===== Given data =====

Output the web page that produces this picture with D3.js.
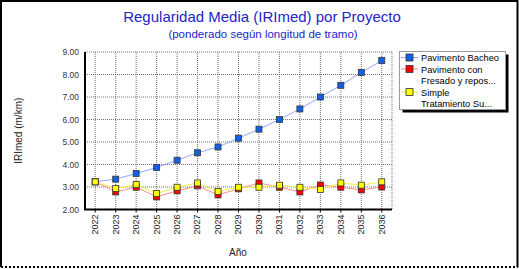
<!DOCTYPE html>
<html>
<head>
<meta charset="utf-8">
<script src="https://cdn.jsdelivr.net/npm/d3@7"></script>
<style>
  body { margin: 0; background: #fff; }
  svg { display: block; font-family: "Liberation Sans", Arial, sans-serif; }
</style>
</head>
<body>
<div id="chart"></div>
<script>
const years = ["2022","2023","2024","2025","2026","2027","2028","2029","2030","2031","2032","2033","2034","2035","2036"];
const bacheo = [3.23, 3.35, 3.6, 3.87, 4.19, 4.52, 4.78, 5.17, 5.57, 6.0, 6.47, 7.0, 7.52, 8.09, 8.62];
const fresado = [3.23, 2.78, 2.99, 2.56, 2.83, 3.05, 2.65, 2.92, 3.18, 2.99, 2.78, 3.09, 2.99, 2.87, 3.0];
const simple = [3.23, 2.93, 3.11, 2.71, 2.99, 3.18, 2.8, 2.99, 2.99, 3.08, 2.99, 2.89, 3.18, 3.08, 3.23];
const yTicks = [2, 3, 4, 5, 6, 7, 8, 9];

const series = [
  {name: ["Pavimento Bacheo"], values: bacheo, fill: "#1060e8", line: "#90a8ff"},
  {name: ["Pavimento con", "Fresado y repos..."], values: fresado, fill: "#ff0000", line: "#ff8c8c"},
  {name: ["Simple", "Tratamiento Su..."], values: simple, fill: "#ffff00", line: "#f4f040"}
];

const W = 519, H = 269;
const plot = {left: 85, right: 392, top: 52, bottom: 209.5};

const svg = d3.select("#chart").append("svg")
    .attr("width", W)
    .attr("height", H);

// outer frame
svg.append("path")
    .attr("d", "M1,267 L1,1 L517.5,1 L517.5,267")
    .attr("fill", "none").attr("stroke", "#000").attr("stroke-width", 2);
svg.append("line")
    .attr("x1", 1).attr("x2", 518).attr("y1", 267).attr("y2", 267)
    .attr("stroke", "#000").attr("stroke-width", 2).attr("stroke-dasharray", "2,2");

// titles
svg.append("text")
    .attr("x", 262).attr("y", 22)
    .attr("text-anchor", "middle")
    .attr("font-size", 15)
    .attr("fill", "#2424c8")
    .text("Regularidad Media (IRImed) por Proyecto");
svg.append("text")
    .attr("x", 263).attr("y", 38)
    .attr("text-anchor", "middle")
    .attr("font-size", 11.5)
    .attr("fill", "#2424c8")
    .text("(ponderado según longitud de tramo)");

const x = d3.scaleBand().domain(years).range([plot.left, plot.right]);
const y = d3.scaleLinear().domain([2, 9]).range([plot.bottom, plot.top]);
const cx = d => x(d) + x.bandwidth() / 2;

// grid
const grid = svg.append("g");
grid.selectAll("line.h")
    .data(yTicks.slice(1))
    .join("line")
    .attr("x1", plot.left).attr("x2", plot.right)
    .attr("y1", d => y(d)).attr("y2", d => y(d))
    .attr("stroke", "#707070").attr("stroke-dasharray", "1,1");
grid.selectAll("line.v")
    .data(years)
    .join("line")
    .attr("x1", d => cx(d)).attr("x2", d => cx(d))
    .attr("y1", plot.top).attr("y2", plot.bottom)
    .attr("stroke", "#707070").attr("stroke-dasharray", "1,1");
grid.append("line")
    .attr("x1", plot.right).attr("x2", plot.right)
    .attr("y1", plot.top).attr("y2", plot.bottom)
    .attr("stroke", "#707070").attr("stroke-dasharray", "1,1");

// axes
const yAxis = d3.axisLeft(y).tickValues(yTicks).tickFormat(d3.format(".2f")).tickSize(0).tickPadding(6);
svg.append("g")
    .attr("transform", "translate(" + plot.left + ",0)")
    .call(yAxis)
    .call(g => g.select(".domain").remove())
    .selectAll("text")
    .attr("font-size", 8.5)
    .attr("fill", "#333");

const xAxis = d3.axisBottom(x).tickSize(3);
svg.append("g")
    .attr("transform", "translate(0," + plot.bottom + ")")
    .call(xAxis)
    .call(g => g.select(".domain").remove())
    .selectAll("text")
    .attr("font-size", 9)
    .attr("fill", "#222")
    .attr("transform", "rotate(-90)")
    .attr("text-anchor", "end")
    .attr("x", -5).attr("y", 0).attr("dy", "0.32em");

svg.append("path")
    .attr("d", "M" + plot.left + "," + plot.top + " L" + plot.left + "," + plot.bottom + " L" + plot.right + "," + plot.bottom)
    .attr("fill", "none").attr("stroke", "#000").attr("stroke-width", 2);

svg.append("text")
    .attr("transform", "translate(22," + ((plot.top + plot.bottom) / 2) + ") rotate(-90)")
    .attr("text-anchor", "middle")
    .attr("font-size", 10)
    .attr("fill", "#222")
    .text("IRImed (m/km)");

svg.append("text")
    .attr("x", 238).attr("y", 256)
    .attr("text-anchor", "middle")
    .attr("font-size", 10)
    .attr("fill", "#222")
    .text("Año");

// series
const line = d3.line().x((d, i) => cx(years[i])).y(d => y(d));
series.forEach(s => {
  svg.append("path")
      .datum(s.values)
      .attr("d", line)
      .attr("fill", "none")
      .attr("stroke", s.line)
      .attr("stroke-width", 1);
});
series.forEach(s => {
  svg.append("g")
      .selectAll("rect")
      .data(s.values)
      .join("rect")
      .attr("x", (d, i) => cx(years[i]) - 3)
      .attr("y", d => y(d) - 3)
      .attr("width", 6).attr("height", 6)
      .attr("fill", s.fill)
      .attr("stroke", "#333")
      .attr("stroke-width", 0.8);
});

// legend
const lg = svg.append("g");
lg.append("rect")
    .attr("x", 402.5).attr("y", 54.5).attr("width", 106).attr("height", 58)
    .attr("fill", "#000");
lg.append("rect")
    .attr("x", 399.5).attr("y", 51.5).attr("width", 106).attr("height", 58)
    .attr("fill", "#fff").attr("stroke", "#999");

let ly = 57.5;
series.forEach(s => {
  lg.append("line")
      .attr("x1", 401).attr("x2", 418).attr("y1", ly).attr("y2", ly)
      .attr("stroke", s.line);
  lg.append("rect")
      .attr("x", 406).attr("y", ly - 3.5).attr("width", 7).attr("height", 7)
      .attr("fill", s.fill).attr("stroke", "#333").attr("stroke-width", 0.8);
  s.name.forEach((t, j) => {
    lg.append("text")
        .attr("x", 421).attr("y", ly + j * 11.5 + 3.5)
        .attr("font-size", 9.3)
        .attr("fill", "#000")
        .text(t);
  });
  ly += s.name.length * 11.5;
});
</script>
</body>
</html>
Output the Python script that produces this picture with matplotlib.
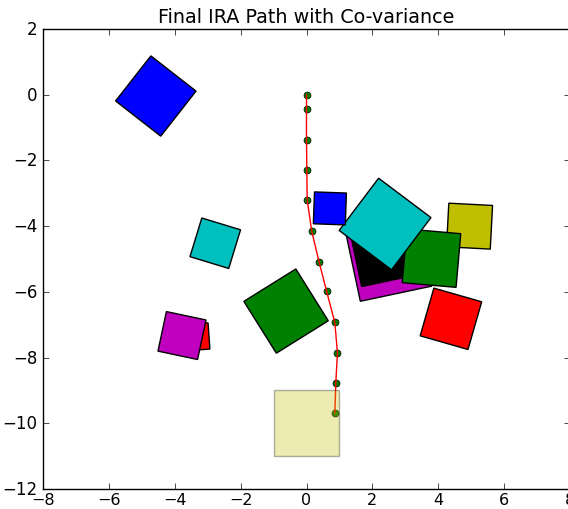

=====

Given problem:
Quote every entry exactly, with the pictures omitted.

Exercise solution:
Output the web page that produces this picture with D3.js.
<!DOCTYPE html>
<html>
<head>
<meta charset="utf-8">
<script src="https://cdn.jsdelivr.net/npm/d3@7"></script>
<style>
  body { margin: 0; background: #fff; }
  svg { display: block; font-family: "Liberation Sans", Arial, sans-serif; }
</style>
</head>
<body>
<div id="chart"></div>
<script>
const years = ["2022","2023","2024","2025","2026","2027","2028","2029","2030","2031","2032","2033","2034","2035","2036"];
const bacheo = [3.23, 3.35, 3.6, 3.87, 4.19, 4.52, 4.78, 5.17, 5.57, 6.0, 6.47, 7.0, 7.52, 8.09, 8.62];
const fresado = [3.23, 2.78, 2.99, 2.56, 2.83, 3.05, 2.65, 2.92, 3.18, 2.99, 2.78, 3.09, 2.99, 2.87, 3.0];
const simple = [3.23, 2.93, 3.11, 2.71, 2.99, 3.18, 2.8, 2.99, 2.99, 3.08, 2.99, 2.89, 3.18, 3.08, 3.23];
const yTicks = [2, 3, 4, 5, 6, 7, 8, 9];

const series = [
  {name: ["Pavimento Bacheo"], values: bacheo, fill: "#1060e8", line: "#90a8ff"},
  {name: ["Pavimento con", "Fresado y repos..."], values: fresado, fill: "#ff0000", line: "#ff8c8c"},
  {name: ["Simple", "Tratamiento Su..."], values: simple, fill: "#ffff00", line: "#f4f040"}
];

const W = 519, H = 269;
const plot = {left: 85, right: 392, top: 52, bottom: 209.5};

const svg = d3.select("#chart").append("svg")
    .attr("width", W)
    .attr("height", H);

// outer frame
svg.append("path")
    .attr("d", "M1,267 L1,1 L517.5,1 L517.5,267")
    .attr("fill", "none").attr("stroke", "#000").attr("stroke-width", 2);
svg.append("line")
    .attr("x1", 1).attr("x2", 518).attr("y1", 267).attr("y2", 267)
    .attr("stroke", "#000").attr("stroke-width", 2).attr("stroke-dasharray", "2,2");

// titles
svg.append("text")
    .attr("x", 262).attr("y", 22)
    .attr("text-anchor", "middle")
    .attr("font-size", 15)
    .attr("fill", "#2424c8")
    .text("Regularidad Media (IRImed) por Proyecto");
svg.append("text")
    .attr("x", 263).attr("y", 38)
    .attr("text-anchor", "middle")
    .attr("font-size", 11.5)
    .attr("fill", "#2424c8")
    .text("(ponderado según longitud de tramo)");

const x = d3.scaleBand().domain(years).range([plot.left, plot.right]);
const y = d3.scaleLinear().domain([2, 9]).range([plot.bottom, plot.top]);
const cx = d => x(d) + x.bandwidth() / 2;

// grid
const grid = svg.append("g");
grid.selectAll("line.h")
    .data(yTicks.slice(1))
    .join("line")
    .attr("x1", plot.left).attr("x2", plot.right)
    .attr("y1", d => y(d)).attr("y2", d => y(d))
    .attr("stroke", "#707070").attr("stroke-dasharray", "1,1");
grid.selectAll("line.v")
    .data(years)
    .join("line")
    .attr("x1", d => cx(d)).attr("x2", d => cx(d))
    .attr("y1", plot.top).attr("y2", plot.bottom)
    .attr("stroke", "#707070").attr("stroke-dasharray", "1,1");
grid.append("line")
    .attr("x1", plot.right).attr("x2", plot.right)
    .attr("y1", plot.top).attr("y2", plot.bottom)
    .attr("stroke", "#707070").attr("stroke-dasharray", "1,1");

// axes
const yAxis = d3.axisLeft(y).tickValues(yTicks).tickFormat(d3.format(".2f")).tickSize(0).tickPadding(6);
svg.append("g")
    .attr("transform", "translate(" + plot.left + ",0)")
    .call(yAxis)
    .call(g => g.select(".domain").remove())
    .selectAll("text")
    .attr("font-size", 8.5)
    .attr("fill", "#333");

const xAxis = d3.axisBottom(x).tickSize(3);
svg.append("g")
    .attr("transform", "translate(0," + plot.bottom + ")")
    .call(xAxis)
    .call(g => g.select(".domain").remove())
    .selectAll("text")
    .attr("font-size", 9)
    .attr("fill", "#222")
    .attr("transform", "rotate(-90)")
    .attr("text-anchor", "end")
    .attr("x", -5).attr("y", 0).attr("dy", "0.32em");

svg.append("path")
    .attr("d", "M" + plot.left + "," + plot.top + " L" + plot.left + "," + plot.bottom + " L" + plot.right + "," + plot.bottom)
    .attr("fill", "none").attr("stroke", "#000").attr("stroke-width", 2);

svg.append("text")
    .attr("transform", "translate(22," + ((plot.top + plot.bottom) / 2) + ") rotate(-90)")
    .attr("text-anchor", "middle")
    .attr("font-size", 10)
    .attr("fill", "#222")
    .text("IRImed (m/km)");

svg.append("text")
    .attr("x", 238).attr("y", 256)
    .attr("text-anchor", "middle")
    .attr("font-size", 10)
    .attr("fill", "#222")
    .text("Año");

// series
const line = d3.line().x((d, i) => cx(years[i])).y(d => y(d));
series.forEach(s => {
  svg.append("path")
      .datum(s.values)
      .attr("d", line)
      .attr("fill", "none")
      .attr("stroke", s.line)
      .attr("stroke-width", 1);
});
series.forEach(s => {
  svg.append("g")
      .selectAll("rect")
      .data(s.values)
      .join("rect")
      .attr("x", (d, i) => cx(years[i]) - 3)
      .attr("y", d => y(d) - 3)
      .attr("width", 6).attr("height", 6)
      .attr("fill", s.fill)
      .attr("stroke", "#333")
      .attr("stroke-width", 0.8);
});

// legend
const lg = svg.append("g");
lg.append("rect")
    .attr("x", 402.5).attr("y", 54.5).attr("width", 106).attr("height", 58)
    .attr("fill", "#000");
lg.append("rect")
    .attr("x", 399.5).attr("y", 51.5).attr("width", 106).attr("height", 58)
    .attr("fill", "#fff").attr("stroke", "#999");

let ly = 57.5;
series.forEach(s => {
  lg.append("line")
      .attr("x1", 401).attr("x2", 418).attr("y1", ly).attr("y2", ly)
      .attr("stroke", s.line);
  lg.append("rect")
      .attr("x", 406).attr("y", ly - 3.5).attr("width", 7).attr("height", 7)
      .attr("fill", s.fill).attr("stroke", "#333").attr("stroke-width", 0.8);
  s.name.forEach((t, j) => {
    lg.append("text")
        .attr("x", 421).attr("y", ly + j * 11.5 + 3.5)
        .attr("font-size", 9.3)
        .attr("fill", "#000")
        .text(t);
  });
  ly += s.name.length * 11.5;
});
</script>
</body>
</html>
Output the Python script that produces this picture with matplotlib.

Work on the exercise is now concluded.